Handling data from UniProt
This module provides functionalities for fetching and processing protein information from the UniProt database.
- Functions:
fetch_uniprot_info(accession_id): Fetches information for a given protein accession code from the UniProt database.
fetch_uniprot_domains(protein): Identifies and returns the domains of a protein based on the fetched UniProt data
- Dependencies:
requests: Required for making HTTP requests to the UniProt API.
.classes: Contains the Domain class used to represent protein domains.
- alphafragment.uniprot_fetch.fetch_uniprot_info(accession_id)
Fetches and returns protein information from the UniProt database for a given accession code.
- Parameters:
accession_id (str): The accession id of the protein for which to fetch domain information. If ‘na’ or a similar placeholder is provided, the function will not attempt a request and will return None immediately.
- Returns:
dict or None: The JSON response as a dictionary if the request is successful; otherwise, None.
- Errors and Exceptions:
If the HTTP request fails due to reasons such as an invalid accession code or network issues, an error message is printed, and the function returns None.
If exceptions occur during the request or while parsing the JSON response (eg timeouts, connection errors, or issues with the format of the received data), an error message is printed, and the function returns None.
- Note:
This function requires the requests library to make HTTP requests.
A timeout is set to 30 seconds for the HTTP request to prevent hanging.
- alphafragment.uniprot_fetch.find_uniprot_domains(protein)
Extracts domain information for a given protein from UniProt data.
- Parameters:
protein (Protein): The protein object for which domain information is to be fetched.

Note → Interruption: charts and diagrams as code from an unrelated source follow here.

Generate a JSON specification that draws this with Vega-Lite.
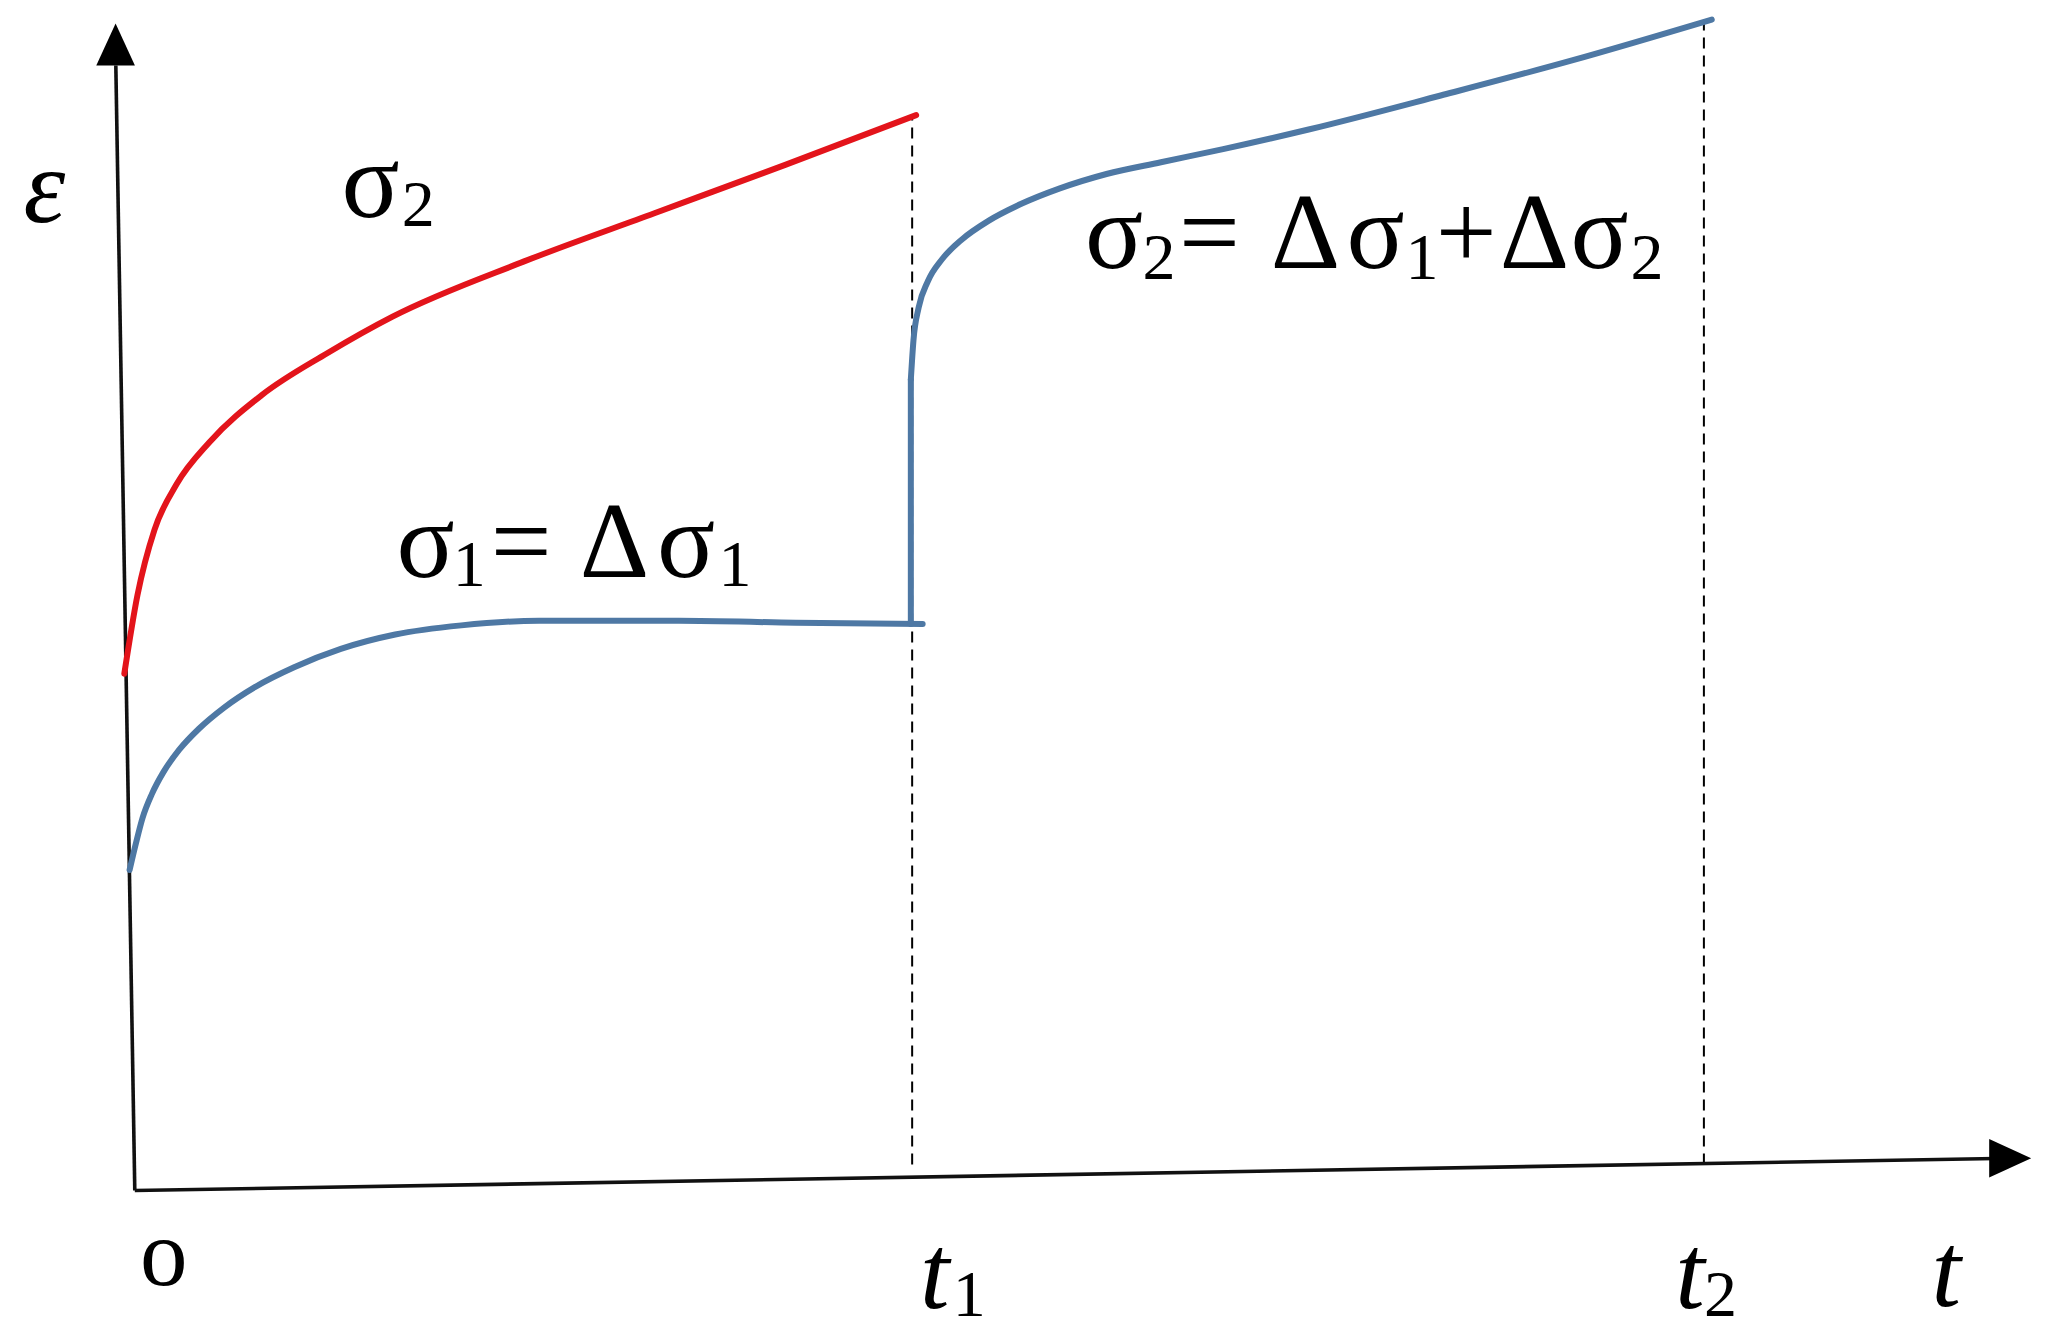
{
  "$schema": "https://vega.github.io/schema/vega-lite/v6.json",
  "width": 2052,
  "height": 1341,
  "padding": 0,
  "autosize": {"type": "fit", "contains": "padding"},
  "background": "white",
  "config": {"view": {"stroke": null}},
  "datasets": {
    "axes": [
      {"axis": "y", "t": 0, "e": 0},
      {"axis": "y", "t": -0.0244, "e": 8.6},
      {"axis": "x", "t": 0, "e": 0},
      {"axis": "x", "t": 2.394, "e": 0.245}
    ],
    "arrows": [
      {"dir": "up", "t": -0.0247, "e": 8.76},
      {"dir": "right", "t": 2.4125, "e": 0.247}
    ],
    "guides": [
      {"t": 1.0, "e": 0.2, "e2": 8.22},
      {"t": 2.0185, "e": 0.2, "e2": 8.93}
    ],
    "curves": [
      {"s": "red", "i": 0, "t": -0.0135, "e": 3.95},
      {"s": "red", "i": 1, "t": 0.0034, "e": 4.55},
      {"s": "red", "i": 2, "t": 0.0253, "e": 5.05},
      {"s": "red", "i": 3, "t": 0.0539, "e": 5.4},
      {"s": "red", "i": 4, "t": 0.096, "e": 5.72},
      {"s": "red", "i": 5, "t": 0.1633, "e": 6.08},
      {"s": "red", "i": 6, "t": 0.2475, "e": 6.4},
      {"s": "red", "i": 7, "t": 0.3316, "e": 6.68},
      {"s": "red", "i": 8, "t": 0.5, "e": 7.1},
      {"s": "red", "i": 9, "t": 0.6684, "e": 7.47},
      {"s": "red", "i": 10, "t": 0.8367, "e": 7.84},
      {"s": "red", "i": 11, "t": 1.0051, "e": 8.22},
      {"s": "blue1", "i": 0, "t": -0.0067, "e": 2.45},
      {"s": "blue1", "i": 1, "t": 0.0017, "e": 2.66},
      {"s": "blue1", "i": 2, "t": 0.0101, "e": 2.85},
      {"s": "blue1", "i": 3, "t": 0.0219, "e": 3.03},
      {"s": "blue1", "i": 4, "t": 0.037, "e": 3.2},
      {"s": "blue1", "i": 5, "t": 0.0572, "e": 3.37},
      {"s": "blue1", "i": 6, "t": 0.0825, "e": 3.53},
      {"s": "blue1", "i": 7, "t": 0.1145, "e": 3.69},
      {"s": "blue1", "i": 8, "t": 0.155, "e": 3.85},
      {"s": "blue1", "i": 9, "t": 0.205, "e": 4.0},
      {"s": "blue1", "i": 10, "t": 0.265, "e": 4.14},
      {"s": "blue1", "i": 11, "t": 0.335, "e": 4.25},
      {"s": "blue1", "i": 12, "t": 0.42, "e": 4.32},
      {"s": "blue1", "i": 13, "t": 0.52, "e": 4.355},
      {"s": "blue1", "i": 14, "t": 0.7, "e": 4.355},
      {"s": "blue1", "i": 15, "t": 0.85, "e": 4.34},
      {"s": "blue1", "i": 16, "t": 1.0135, "e": 4.33},
      {"s": "jump", "i": 0, "t": 0.9983, "e": 4.33},
      {"s": "jump", "i": 1, "t": 0.9983, "e": 6.2},
      {"s": "blue2", "i": 0, "t": 0.9983, "e": 6.2},
      {"s": "blue2", "i": 1, "t": 1.0017, "e": 6.5},
      {"s": "blue2", "i": 2, "t": 1.0084, "e": 6.75},
      {"s": "blue2", "i": 3, "t": 1.0202, "e": 6.95},
      {"s": "blue2", "i": 4, "t": 1.0387, "e": 7.12},
      {"s": "blue2", "i": 5, "t": 1.064, "e": 7.27},
      {"s": "blue2", "i": 6, "t": 1.0976, "e": 7.41},
      {"s": "blue2", "i": 7, "t": 1.1397, "e": 7.54},
      {"s": "blue2", "i": 8, "t": 1.19, "e": 7.66},
      {"s": "blue2", "i": 9, "t": 1.25, "e": 7.77},
      {"s": "blue2", "i": 10, "t": 1.32, "e": 7.86},
      {"s": "blue2", "i": 11, "t": 1.4, "e": 7.96},
      {"s": "blue2", "i": 12, "t": 1.51, "e": 8.11},
      {"s": "blue2", "i": 13, "t": 1.68, "e": 8.37},
      {"s": "blue2", "i": 14, "t": 1.85, "e": 8.64},
      {"s": "blue2", "i": 15, "t": 2.0286, "e": 8.95}
    ],
    "upright": [
      {"label": "σ", "t": 0.266, "e": 7.44},
      {"label": "σ", "t": 0.3367, "e": 4.69},
      {"label": "=", "t": 0.4579, "e": 4.69},
      {"label": "Δ", "t": 0.5724, "e": 4.69},
      {"label": "σ", "t": 0.6717, "e": 4.69},
      {"label": "σ", "t": 1.2222, "e": 7.05},
      {"label": "=", "t": 1.3434, "e": 7.05},
      {"label": "Δ", "t": 1.4613, "e": 7.05},
      {"label": "σ", "t": 1.5589, "e": 7.05},
      {"label": "+", "t": 1.6734, "e": 7.05},
      {"label": "Δ", "t": 1.7559, "e": 7.05},
      {"label": "σ", "t": 1.8468, "e": 7.05}
    ],
    "subs": [
      {"label": "2", "t": 0.3434, "e": 7.37},
      {"label": "1", "t": 0.4091, "e": 4.62},
      {"label": "1", "t": 0.751, "e": 4.62},
      {"label": "2", "t": 1.2963, "e": 6.97},
      {"label": "1", "t": 1.6347, "e": 6.97},
      {"label": "2", "t": 1.924, "e": 6.97},
      {"label": "1", "t": 1.0522, "e": -0.96},
      {"label": "2", "t": 2.0185, "e": -0.96}
    ],
    "italic": [
      {"label": "ε", "t": -0.1431, "e": 7.4},
      {"label": "t", "t": 1.0101, "e": -0.9},
      {"label": "t", "t": 1.9815, "e": -0.9},
      {"label": "t", "t": 2.3114, "e": -0.88}
    ],
    "origin": [
      {"label": "o", "t": 0.0067, "e": -0.72}
    ]
  },
  "encoding": {
    "x": {"field": "t", "type": "quantitative", "scale": {"domain": [-0.1734, 2.4663], "nice": false, "zero": false}, "axis": null},
    "y": {"field": "e", "type": "quantitative", "scale": {"domain": [-1.15, 9.1], "nice": false, "zero": false}, "axis": null}
  },
  "layer": [
    {
      "data": {"name": "guides"},
      "mark": {"type": "rule", "color": "black", "strokeWidth": 2, "strokeDash": [11, 7]},
      "encoding": {"y2": {"field": "e2"}}
    },
    {
      "data": {"name": "axes"},
      "mark": {"type": "line", "color": "#111111", "strokeWidth": 3.6},
      "encoding": {"detail": {"field": "axis", "type": "nominal"}}
    },
    {
      "data": {"name": "arrows"},
      "mark": {"type": "point", "filled": true, "color": "black", "opacity": 1, "size": 1764, "strokeWidth": 0},
      "encoding": {
        "shape": {"field": "dir", "type": "nominal", "legend": null,
          "scale": {"domain": ["up", "right"], "range": ["M0,-1L0.92,1L-0.92,1Z", "M1,0L-1,-0.92L-1,0.92Z"]}}
      }
    },
    {
      "data": {"name": "curves"},
      "mark": {"type": "line", "strokeWidth": 6, "interpolate": "monotone", "strokeCap": "round"},
      "encoding": {
        "color": {"field": "s", "type": "nominal", "legend": null,
          "scale": {"domain": ["red", "blue1", "jump", "blue2"], "range": ["#e3141b", "#4e78a4", "#4e78a4", "#4e78a4"]}},
        "detail": {"field": "s", "type": "nominal"},
        "order": {"field": "i", "type": "quantitative"}
      }
    },
    {
      "data": {"name": "upright"},
      "mark": {"type": "text", "font": "Liberation Serif", "fontSize": 108, "align": "left", "baseline": "alphabetic", "color": "black"},
      "encoding": {"text": {"field": "label", "type": "nominal"}}
    },
    {
      "data": {"name": "subs"},
      "mark": {"type": "text", "font": "Liberation Serif", "fontSize": 66, "align": "left", "baseline": "alphabetic", "color": "black"},
      "encoding": {"text": {"field": "label", "type": "nominal"}}
    },
    {
      "data": {"name": "italic"},
      "mark": {"type": "text", "font": "Liberation Serif", "fontStyle": "italic", "fontSize": 106, "align": "left", "baseline": "alphabetic", "color": "black"},
      "encoding": {"text": {"field": "label", "type": "nominal"}}
    },
    {
      "data": {"name": "origin"},
      "mark": {"type": "text", "font": "Liberation Serif", "fontSize": 95, "align": "left", "baseline": "alphabetic", "color": "black"},
      "encoding": {"text": {"field": "label", "type": "nominal"}}
    }
  ]
}
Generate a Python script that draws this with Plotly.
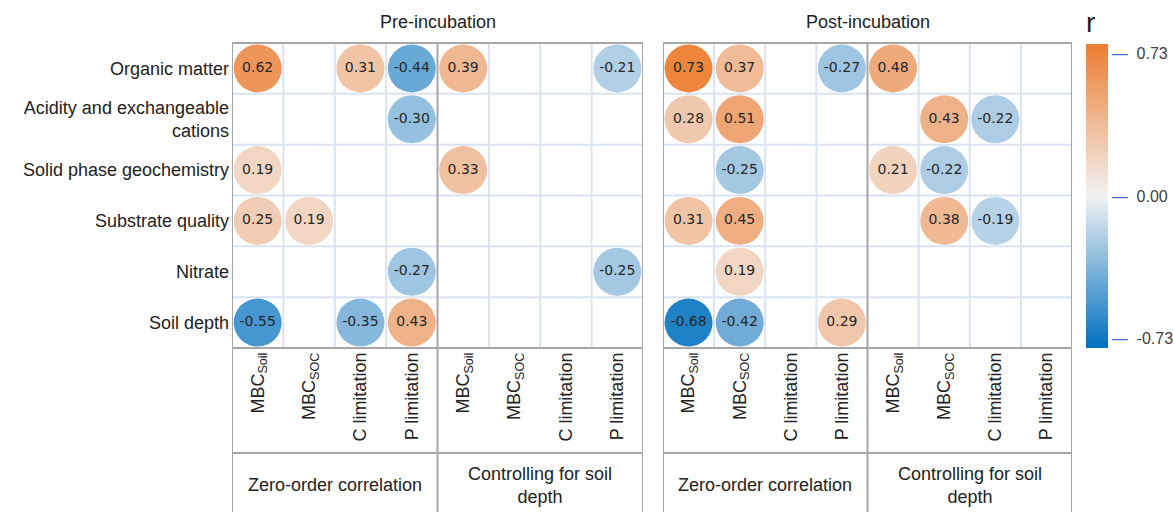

The object should have a valid ‘accession_id’ attribute that corresponds to its UniProt accession code.
- Returns:
list of Domain objects: A list containing Domain objects for each domain found in the UniProt data. Domain positions are given using Pythonic 0-based indexing, so will be 1 less than the UniProt positions.
- Errors and Exceptions:
If no data can be retrieved from UniProt for by the fetch_uniprot_info function returns None, this function prints a message and returns None.
If the start or end positions of a domain cannot be converted to integers, a ValueError will be raised.
- Notes:
The function intentionally excludes domains of types ‘CHAIN’, ‘MUTAGEN’, ‘CONFLICT’, ‘VARIANT’, ‘VAR_SEQ’ and ‘CROSSLNK’. This is because: - CHAIN types cover the entire sequence and do not represent discrete structural
domains, making them unsuitable for analyses that require domain fragmentation.
MUTAGEN, CONFLICT, VARIANT, VAR_SEQ and CROSSLNK types are not considered structurally relevant domains for the purpose of protein analysis and domain identification.
In specific cases where it is necessary to include these excluded domain types, or to specify domains not found or incorrectly annotated in UniProt, users can manually specify domains in the input CSV file used with other functions of this module.
Domains are identified by their UniProt description - if no description is available, the function will attempt to use the ‘type’ field.